Section: New Results

Continuous Optimization

Participants : Yohei Akimoto, Anne Auger, Zyed Bouzarkouna, Alexandre Chotard, Nikolaus Hansen, Ilya Loshchilov, Verena Heidrich-Meisner, Raymond Ros, Marc Schoenauer, Olivier Teytaud, Fabien Teytaud.

Our main expertise in continuous optimization is on stochastic search algorithms. We address theory, algorithm design and applications. The methods we investigate are adaptive techniques able to learn iteratively parameters of the distribution used to sample solutions. The Covariance Matrix Adaptation Evolution Strategy (CMA-ES) is nowadays one of the most powerful method for continuous optimization without derivatives. We work on different variants of the CMA-ES to improve it in various contexts as described below. In addition we have contributed to give an information geometry perspective to stochastic optimization unifying both continuous and discrete algorithms using a family of probability distribution parametrized by continuous parameters. The framework proposed in this context allow to retrieve many existing stochastic optimization algorithms when instantiated with different family of probability distributions including the CMA-ES when using gaussian distributions [85] . We have moreover clarified important design principles based on invariances [85] , [11] .

New algorithms based on derandomization and for mixed-integer optimization

A new variant of CMA-ES to address problem with mixed-integer variables (vectors with both discrete and continuous variables) has been designed [81] . New algorithms using new selection schemes combined with derandomization have been designed and thoroughly theoretically and empirically investigated [16] , [17] . A local search algorithm using an adaptive coordinate descent has been proposed [45] . We have as well investigated how to inject solutions in CMA-ES so as to improve performances if an oracle provide good solutions [82] .

Distributed optimization

We have proposed simple modifications of evolutionary algorithms so that they reach asymptotically the optimal log(λ) speed-up with λ processors and the linear speed-up Θ(λ) for a number of processors of order at most the dimensionality of the problem (for a pointwise solution); in particular bounding the selected population size in the Self-Adaptation algorithm and variants of this idea for fastening the decrease of the step-size in a relevant manner. All these works and more are part of Olivier Teytaud's HDR thesis [3] , defended on April 22., and also build the first part of Fabien Teytaud's PhD [2] , defended on December 8.. We wrote a chapter on lower bounds for distributed derivative free optimization in [79] .


We have continued our effort for improving standards in benchmarking and pursued the development of the COCO - COmparing Continuous Optimizers platform [80] . We are organizing for the GECCO 2012 conference the Black-Box-Optimization Workshop(see http://coco.gforge.inria.fr/doku.php?id=bbob-2012 ).

Optimization with meta-models and surrogate

We have investigated optimization using a coupling of CMA-ES and surrogates and applied it for the optimization of well placement [6] . We have proposed a new meta-model CMA-ES for the optimization of partially separable functions [19] and shown that it improves performances for solving the well placement problem [19] .

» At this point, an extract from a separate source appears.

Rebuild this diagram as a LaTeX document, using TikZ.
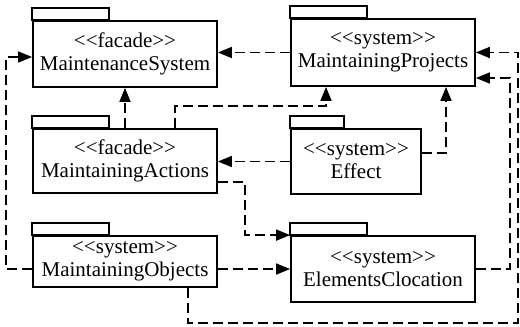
\documentclass[tikz,border=0pt]{standalone}
\usepackage{fontspec}
\setmainfont{LiberationSerif}[Extension=.ttf, UprightFont=*-Regular, BoldFont=*-Bold]
\usetikzlibrary{arrows.meta}
\newcommand{\stereo}[1]{\textless\kern0pt\textless#1\textgreater\kern0pt\textgreater}
\tikzset{
  pkg/.style={draw, line width=1.8pt, fill=white, align=center, inner sep=0pt,
    minimum width=184pt, minimum height=66pt},
  pkgtab/.style={draw, line width=1.8pt},
  dep/.style={-{Triangle[length=14pt,width=11pt]}, line width=1.7pt,
    dash pattern=on 10pt off 5pt}
}

\begin{document}
\begin{tikzpicture}[x=1pt, y=-1pt, font=\rmfamily\fontsize{21}{23}\selectfont]
  \useasboundingbox (0,0) rectangle (520,327);

  %% ── Packages ────────────────────────────────────────────────────
  \node[pkg] (ms) at (125,54) {\stereo{facade}\\MaintenanceSystem};
  \node[pkg, minimum height=67pt] (mp) at (383,52.5) {\stereo{system}\\MaintainingProjects};
  \node[pkg, minimum height=64pt] (ma) at (125,161) {\stereo{facade}\\MaintainingActions};
  \node[pkg, minimum width=130pt, minimum height=65pt] (eff) at (356,161.5) {\stereo{system}\\Effect};
  \node[pkg, minimum height=51pt] (mo) at (125,261.5) {\stereo{system}\\MaintainingObjects};
  \node[pkg] (ec) at (383,269) {\stereo{system}\\ElementsClocation};

  % tabs on top of each package
  \foreach \p/\w in {ms/77, mp/77, ma/77, eff/54, mo/77, ec/77}{
    \draw[pkgtab] (\p.north west) rectangle ++(\w,-12);
  }

  %% ── Dependencies ────────────────────────────────────────────────
  \coordinate (rim) at (518,323);

  \draw[dep] (mp.west) -- (mp.west -| ms.east);
  \draw[dep] (ma.north) -- (ms.south);
  \draw[dep] ([xshift=50pt]ma.north) -- ++(0,-22) -| ([xshift=-57pt]mp.south);
  \draw[dep] (eff.west) -- (eff.west -| ma.east);
  \draw[dep] ([yshift=8.5pt]eff.east) -| ([xshift=63pt]mp.south);
  \draw[dep] (ec.east) -- ++(34,0) |- ([yshift=-25.5pt]mp.east);
  \draw[dep] ([xshift=63pt]mo.south) |- (rim) |- (mp.east);
  \draw[dep] ([yshift=-21pt]ma.east) -- ++(27,0) |- (ec.north west);
  \draw[dep] (mo.east |- ec.west) -- (ec.west);
  \draw[dep] (mo.west |- ec.west) -- ++(-26,0) |- ([yshift=-3pt]ms.west);

\end{tikzpicture}
\end{document}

Hyperparameter optimization

In [18] we present hyper-parameter optimization results on tasks of training neural networks and deep belief networks (DBNs). We optimize hyper-parameters using random search and two new greedy sequential methods based on the expected improvement criterion. The sequential algorithms are applied to the most difficult DBN learning problems and find significantly better results than the best previously reported.

Multi-objective optimization

We have investigated theoretically multi-objective algorithms based on the hypervolume [4] and proposed new selection operators based on tournament and multi-armed bandit framework [46] .

Multimodal optimization

We have shown in [58] a simple algorithm (a (1+1)-ES with quasi-random restart and murder operator), which, at least in the sequential case, performs as efficiently as much more tricky algorithms.

Mathematical bounds for noisy optimization

The paper [27] shows upper and lower confidence bounds and/or experiment algorithms in the noisy optimization setting; in particular we compared an optimization algorithm based on bandits and an surrogate-model version; whereas the bandit approach is much faster if the noise decreases quickly to zero around the optimum, the surrogate-model version is faster if the noise does not decrease to zero.